23 Aug Working Past 65
I’ll be 65 soon but I’m still working and covered under my employer’s insurance. Do I need Medicare? Will I be penalized if I don’t get it?
Here’s a question I am often asked: I’m about to turn 65 but am still working and covered under my employer’s insurance. Do I have to sign up for Medicare?
For most people the answer is no but here are a few things to consider:
Does your employer require you to sign up for Medicare Part A, Part B or both? How much do you pay for your current employer’s coverage? What’s the deductible and out of pocket maximum? Your human resources department should be able to answer these questions.

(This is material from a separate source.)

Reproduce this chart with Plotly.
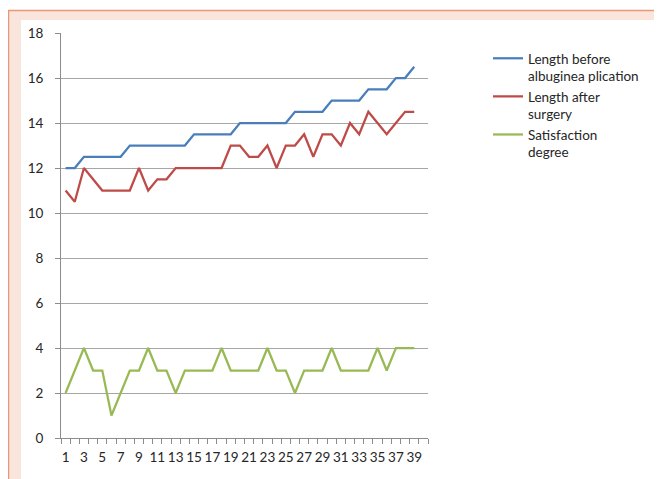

Now, it becomes a numbers game. You will want to compare costs. First, how much will Medicare Parts A and B cost? Will you pay the base rate or will you have to pay IRMAA (Income Related Monthly Adjustment Amount) You can learn more about IRMAA here. Once you know that number you need to compare how much would comparable coverage with a Medicare Supplement or Medicare Advantage plan cost? How would prescription drugs be covered under Medicare versus the employer plan you have. Which one will cost less? But make sure you are not only comparing monthly costs, but also in the case of a catastrophic health event like cancer. Then you can see if enrolling in Medicare makes dollars and “sense” for you.
The great majority of the time, however, I recommend that people delay enrolling into Medicare until they are ready to retire but each case is different. If you do delay Medicare, the good news is you won’t be penalized as long as your coverage is considered ‘creditable coverage’, meaning at least as good as Medicare’s coverage. The great majority of employer coverage is considered creditable.
I also recommend that you should start planning about 6 months from the date you know you’ll retire. This will give you plenty of time to enroll in Medicare Parts A and B and consider all your options.